Mohamed Nasheed, the former President of the Maldives who says he was ousted in a coup, is appealing for new elections to be held this year, warning that a delay would have dire consequences. The former political prisoner became the first democratically elected president of the Indian Ocean archipelago in 2008 elections but says he was forced to resign in a mutiny after anti-government protests in February.
On a visit to Washington, the 45-year-old called for elections within the year to prevent a strengthening of anti-democratic forces in the nation of 330,000 people.
"If they don't take place in 2012, I have my doubts," Nasheed told AFP in an interview.
"If we give them enough time to entrench themselves, they could do many things.
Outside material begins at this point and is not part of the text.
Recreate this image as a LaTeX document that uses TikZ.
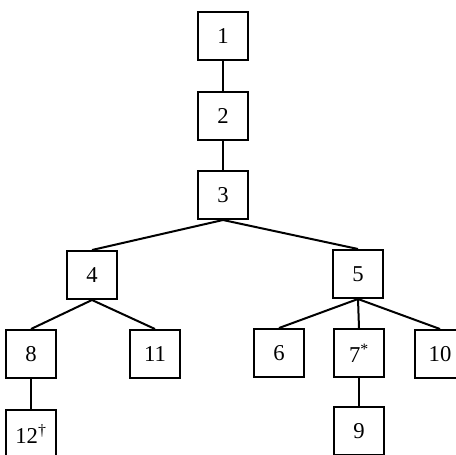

They could skew the field in such a manner where an election cannot happen," he said.
However, the new administration of President Mohamed Waheed has ruled out snap polls and said that the earliest elections could be held under the Maldivian constitution was July 2013.
Nasheed was in Washington speaking to officials, scholars and activists. He met Monday with Robert Blake and Michael Posner, the top State Department officials handling South Asia and human rights respectively, a spokeswoman said.
Nasheed plans to run as the nominee of his Maldivian Democratic Party in the next election. He says that he quit under duress in February after around 300 soldiers seized control in the island capital Male.
Nasheed has charged that Islamic radicals, local businessmen and holdouts from veteran strongman Maumoon Abdul Gayoom's regime were involved in the plot.
"The issue is that the people of the Maldives must be governed by an elected leader that they choose, not through brute force, not through a regime that has come into governance through brute force," Nasheed said.
"We feel that during the last three and a half years in government we've been able to deliver to the people, and I'm sure that they want us back again," he said.
Nasheed warned that his opponents would be able to rescind freedom of assembly and expression in Maldives "and in fact the whole political infrastructure that we were able to build in the last five years."
As Nasheed left office, protesters entered the Maldives' National Museum and smashed up Buddhist statues that they considered idolatrous. The vandalism destroyed much of the Buddhist heritage of Maldives, where Islam is the state religion.
Waheed has said that Nasheed resigned voluntarily and accused him of creating chaos. Waheed said that unrest has cost the atoll nation an estimated 180 million rufiyaa ($11.8 million).
As president, Nasheed became known as a champion of action to fight climate change amid fears that his low-lying nation will disappear as rising temperatures melt the planet's ice.
Nasheed's campaign is at the center of a new documentary, "The Island President," which was completed shortly before his removal from office.
Nasheed's successor Waheed flew to Brazil for this month's Rio+20 summit on the environment and announced that the archipelago would become the world's biggest marine reserve to protect its fish and biodiversity.
"Any preservation is good either done by a coup government or not," Nasheed said.
"Anything good is good, but the Maldives has always been a marine reserve. There's nothing to do about it."